▼
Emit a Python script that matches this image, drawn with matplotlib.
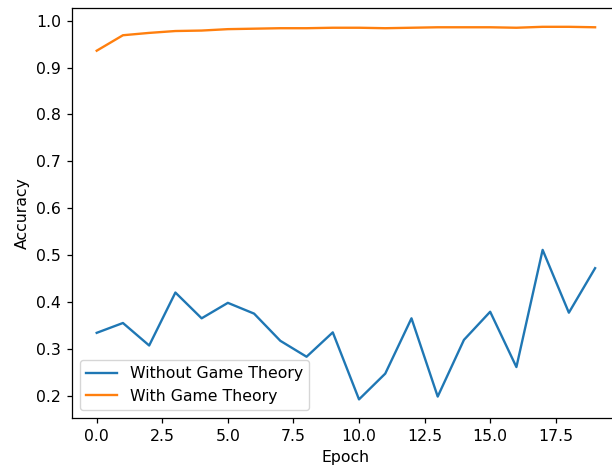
import matplotlib
matplotlib.use("Agg")
import matplotlib.pyplot as plt

epochs = list(range(20))
acc_sin_gt = [0.334, 0.355, 0.307, 0.420, 0.365, 0.398, 0.375, 0.317, 0.283, 0.335,
              0.192, 0.247, 0.365, 0.198, 0.319, 0.379, 0.261, 0.511, 0.377, 0.472]
acc_con_gt = [0.936, 0.969, 0.974, 0.978, 0.979, 0.982, 0.983, 0.984, 0.984, 0.985,
              0.985, 0.984, 0.985, 0.986, 0.986, 0.986, 0.985, 0.987, 0.987, 0.986]

# la imagen original parece escalada ~1.13x
esc = 1.13
plt.rcParams['font.size'] = 10 * esc
plt.rcParams['lines.linewidth'] = 1.5 * esc
plt.rcParams['axes.linewidth'] = 0.8 * esc
for eje in ('xtick', 'ytick'):
    plt.rcParams[f'{eje}.major.size'] = 3.5 * esc
    plt.rcParams[f'{eje}.major.width'] = 0.8 * esc
    plt.rcParams[f'{eje}.major.pad'] = 3.5 * esc

fig = plt.figure(figsize=(6.12, 4.7), dpi=100)
# el eje se sale un poco por la derecha, como en la imagen original
ax = fig.add_axes([0.1173, 0.1106, 0.8958, 0.872])

ax.plot(epochs, acc_sin_gt, label="Without Game Theory")
ax.plot(epochs, acc_con_gt, label="With Game Theory")

ax.set_xlabel("Epoch")
ax.set_ylabel("Accuracy")
ax.legend(loc="lower left")

fig.savefig("out.png", dpi=100)
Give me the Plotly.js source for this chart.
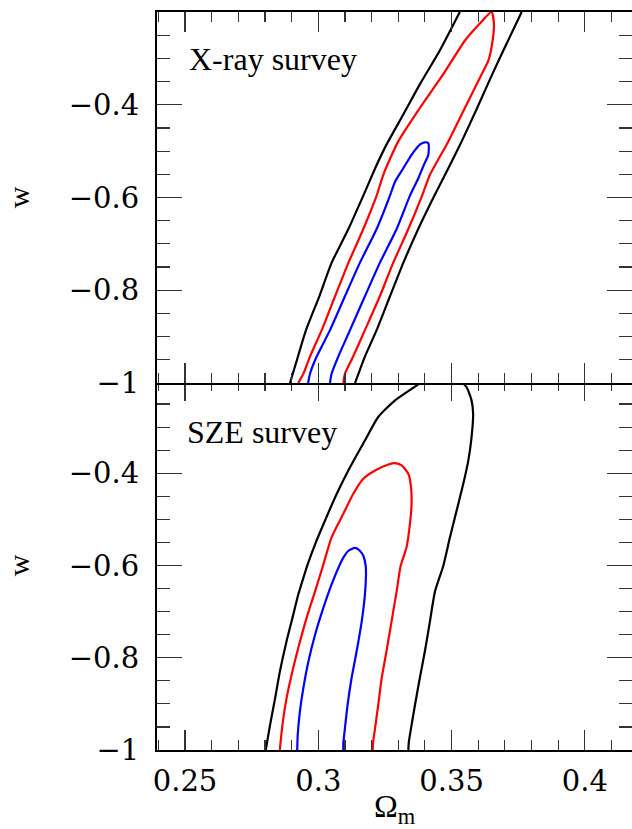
<!DOCTYPE html>
<html>
<head>
<meta charset="utf-8">
<script src="https://cdn.plot.ly/plotly-3.0.1.min.js"></script>
<style>html,body{margin:0;padding:0;background:#fff;}#chart{width:632px;height:829px;}</style>
</head>
<body>
<div id="chart"></div>
<script>
// ---- Data (Omega_m, w) ----
// X-ray survey contours
const xray68_om = [0.2962, 0.2969, 0.2994, 0.3044, 0.3100, 0.3156, 0.3219, 0.3269, 0.3288, 0.3319, 0.3350, 0.3381, 0.3400, 0.3413, 0.3413, 0.3396, 0.3375, 0.3344, 0.3294, 0.3231, 0.3175, 0.3119, 0.3075, 0.3050, 0.3044];
const xray68_w  = [-1, -0.980, -0.943, -0.886, -0.813, -0.741, -0.668, -0.596, -0.566, -0.537, -0.508, -0.486, -0.481, -0.483, -0.508, -0.530, -0.559, -0.596, -0.668, -0.741, -0.813, -0.886, -0.943, -0.980, -1];

const xray95_om = [0.2925, 0.2944, 0.2969, 0.3013, 0.3063, 0.3113, 0.3169, 0.3219, 0.3244, 0.3300, 0.3381, 0.3469, 0.3550, 0.3606, 0.3650, 0.3659, 0.3654, 0.3638, 0.3613, 0.3550, 0.3488, 0.3419, 0.3388, 0.3338, 0.3281, 0.3231, 0.3175, 0.3131, 0.3100, 0.3094];
const xray95_w  = [-1, -0.980, -0.943, -0.886, -0.813, -0.741, -0.668, -0.596, -0.551, -0.479, -0.407, -0.334, -0.262, -0.225, -0.200, -0.225, -0.262, -0.305, -0.334, -0.407, -0.479, -0.551, -0.598, -0.668, -0.741, -0.813, -0.886, -0.943, -0.980, -1];

const xray99_om = [0.2894, 0.2916, 0.2954, 0.3004, 0.3050, 0.3113, 0.3169, 0.3219, 0.3256, 0.3319, 0.3381, 0.3456, 0.3531, null, 0.3763, 0.3706, 0.3653, 0.3596, 0.3538, 0.3488, 0.3434, 0.3375, 0.3319, 0.3269, 0.3219, 0.3175, 0.3138];
const xray99_w  = [-1, -0.958, -0.886, -0.813, -0.741, -0.668, -0.596, -0.530, -0.486, -0.421, -0.356, -0.283, -0.2, null, -0.2, -0.269, -0.334, -0.407, -0.479, -0.537, -0.598, -0.668, -0.741, -0.813, -0.886, -0.943, -1];

// SZE survey contours
const sze68_om = [0.2921, 0.2923, 0.2931, 0.2944, 0.2963, 0.2988, 0.3019, 0.3050, 0.3081, 0.3094, 0.3113, 0.3138, 0.3156, 0.3169, 0.3178, 0.3179, 0.3175, 0.3163, 0.3144, 0.3125, 0.3110, 0.3100, 0.3094, 0.3094];
const sze68_w  = [-1, -0.967, -0.917, -0.866, -0.808, -0.750, -0.692, -0.641, -0.598, -0.583, -0.568, -0.562, -0.568, -0.579, -0.601, -0.620, -0.663, -0.721, -0.786, -0.844, -0.902, -0.953, -0.986, -1];

const sze95_om = [0.2856, 0.2860, 0.2869, 0.2881, 0.2900, 0.2925, 0.2956, 0.2988, 0.3019, 0.3050, 0.3094, 0.3131, 0.3169, 0.3213, 0.3263, 0.3288, 0.3313, 0.3338, 0.3348, 0.3350, 0.3344, 0.3331, 0.3309, 0.3294, 0.3275, 0.3256, 0.3238, 0.3225, 0.3213, 0.3206, 0.3204];
const sze95_w  = [-1, -0.975, -0.931, -0.888, -0.837, -0.779, -0.714, -0.656, -0.598, -0.539, -0.488, -0.445, -0.412, -0.394, -0.381, -0.378, -0.383, -0.401, -0.430, -0.467, -0.510, -0.561, -0.601, -0.656, -0.721, -0.786, -0.844, -0.902, -0.953, -0.982, -1];

const sze99_om = [0.2803, 0.2819, 0.2838, 0.2856, 0.2881, 0.2900, 0.2925, 0.2944, 0.2960, 0.2988, 0.3025, 0.3069, 0.3119, 0.3175, 0.3225, 0.3288, 0.3350, 0.3394, null, 0.3531, 0.3556, 0.3575, 0.3581, 0.3575, 0.3563, 0.3544, 0.3519, 0.3494, 0.3469, 0.3438, 0.3419, 0.3400, 0.3381, 0.3363, 0.3350, 0.3340, 0.3338];
const sze99_w  = [-1, -0.946, -0.888, -0.830, -0.764, -0.721, -0.663, -0.627, -0.598, -0.554, -0.503, -0.445, -0.387, -0.329, -0.278, -0.242, -0.217, -0.2, null, -0.2, -0.213, -0.242, -0.271, -0.322, -0.372, -0.423, -0.481, -0.539, -0.601, -0.656, -0.721, -0.786, -0.844, -0.902, -0.946, -0.982, -1];

// Tick labels and panel labels
const xTickVals = [0.25, 0.3, 0.35, 0.4];
const xTickText = ['0.25', '0.3', '0.35', '0.4'];
const yTickVals = [-1, -0.8, -0.6, -0.4];
const yTickText = ['\u22121', '\u22120.8', '\u22120.6', '\u22120.4'];
const panelLabels = ['X-ray survey', 'SZE survey'];

// ---- Styling ----
const colors = {c68: '#0000ff', c95: '#ff0000', c99: '#000000'};
const lw = 2.2;
function line(x, y, c, xa, ya, name) {
  return {x: x, y: y, type: 'scatter', mode: 'lines', xaxis: xa, yaxis: ya, name: name,
          line: {color: c, width: lw, shape: 'spline', smoothing: 0.6}, connectgaps: false,
          showlegend: false, hoverinfo: 'skip'};
}
const traces = [
  line(xray99_om, xray99_w, colors.c99, 'x2', 'y2', 'X-ray 99%'),
  line(xray95_om, xray95_w, colors.c95, 'x2', 'y2', 'X-ray 95%'),
  line(xray68_om, xray68_w, colors.c68, 'x2', 'y2', 'X-ray 68%'),
  line(sze99_om, sze99_w, colors.c99, 'x', 'y', 'SZE 99%'),
  line(sze95_om, sze95_w, colors.c95, 'x', 'y', 'SZE 95%'),
  line(sze68_om, sze68_w, colors.c68, 'x', 'y', 'SZE 68%')
];

const tickFont = {family: 'DejaVu Serif', size: 29, color: '#000'};
const tickCol = '#333';
const xRange = [0.2395, 0.4177];
const yRange = [-1, -0.2];

function xAxis(anchor, showLabels, withTitle) {
  const a = {
    anchor: anchor, range: xRange, showgrid: false, zeroline: false,
    showline: true, linecolor: '#000', linewidth: 2, mirror: 'allticks',
    tickmode: 'array', tickvals: xTickVals, ticktext: xTickText,
    ticks: 'inside', ticklen: 20, tickwidth: 1.2, tickcolor: tickCol,
    minor: {tickmode: 'linear', tick0: 0, dtick: 0.01, ticks: 'inside', ticklen: 10, tickwidth: 1.2, tickcolor: tickCol, showgrid: false},
    showticklabels: showLabels, tickfont: tickFont, ticklabelstandoff: 4
  };
  if (withTitle) a.title = {text: '\u03a9<sub>m</sub>', font: {family: 'Liberation Serif', size: 32, color: '#000'}, standoff: 6};
  return a;
}
function yAxis(anchor, domain) {
  return {
    anchor: anchor, domain: domain, range: yRange, showgrid: false, zeroline: false,
    showline: true, linecolor: '#000', linewidth: 2, mirror: 'allticks',
    tickmode: 'array', tickvals: yTickVals, ticktext: yTickText,
    ticks: 'inside', ticklen: 25, tickwidth: 1.2, tickcolor: tickCol,
    minor: {tickmode: 'linear', tick0: 0, dtick: 0.05, ticks: 'inside', ticklen: 13, tickwidth: 1.2, tickcolor: tickCol, showgrid: false},
    tickfont: tickFont, ticklabelstandoff: 10,
    title: {text: 'w', font: {family: 'Liberation Serif', size: 30, color: '#000'}, standoff: 30}
  };
}

const layout = {
  width: 632, height: 829,
  margin: {l: 157, r: 0, t: 12, b: 79},
  paper_bgcolor: '#fff', plot_bgcolor: '#fff',
  showlegend: false,
  xaxis: xAxis('y', true, true),
  xaxis2: xAxis('y2', false, false),
  yaxis: yAxis('x', [0, 0.5]),
  yaxis2: yAxis('x2', [0.5 - 2/738, 1]),
  annotations: [
    {text: panelLabels[0], xref: 'x2 domain', yref: 'y2 domain', x: 0.063, y: 0.873, xanchor: 'left', yanchor: 'middle',
     showarrow: false, font: {family: 'Liberation Serif', size: 32, color: '#000'}},
    {text: panelLabels[1], xref: 'x domain', yref: 'y domain', x: 0.059, y: 0.862, xanchor: 'left', yanchor: 'middle',
     showarrow: false, font: {family: 'Liberation Serif', size: 32, color: '#000'}}
  ]
};

Plotly.newPlot('chart', traces, layout, {staticPlot: true, displayModeBar: false});
</script>
</body>
</html>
▲
Only lines belong in the copy: transcribe those from the start of the data through the line that contains "import matplotlib.pyplot as plt", and skip the pictures.

Emit a Python script that matches this image, drawn with matplotlib.
import matplotlib
matplotlib.use("Agg")
import matplotlib.pyplot as plt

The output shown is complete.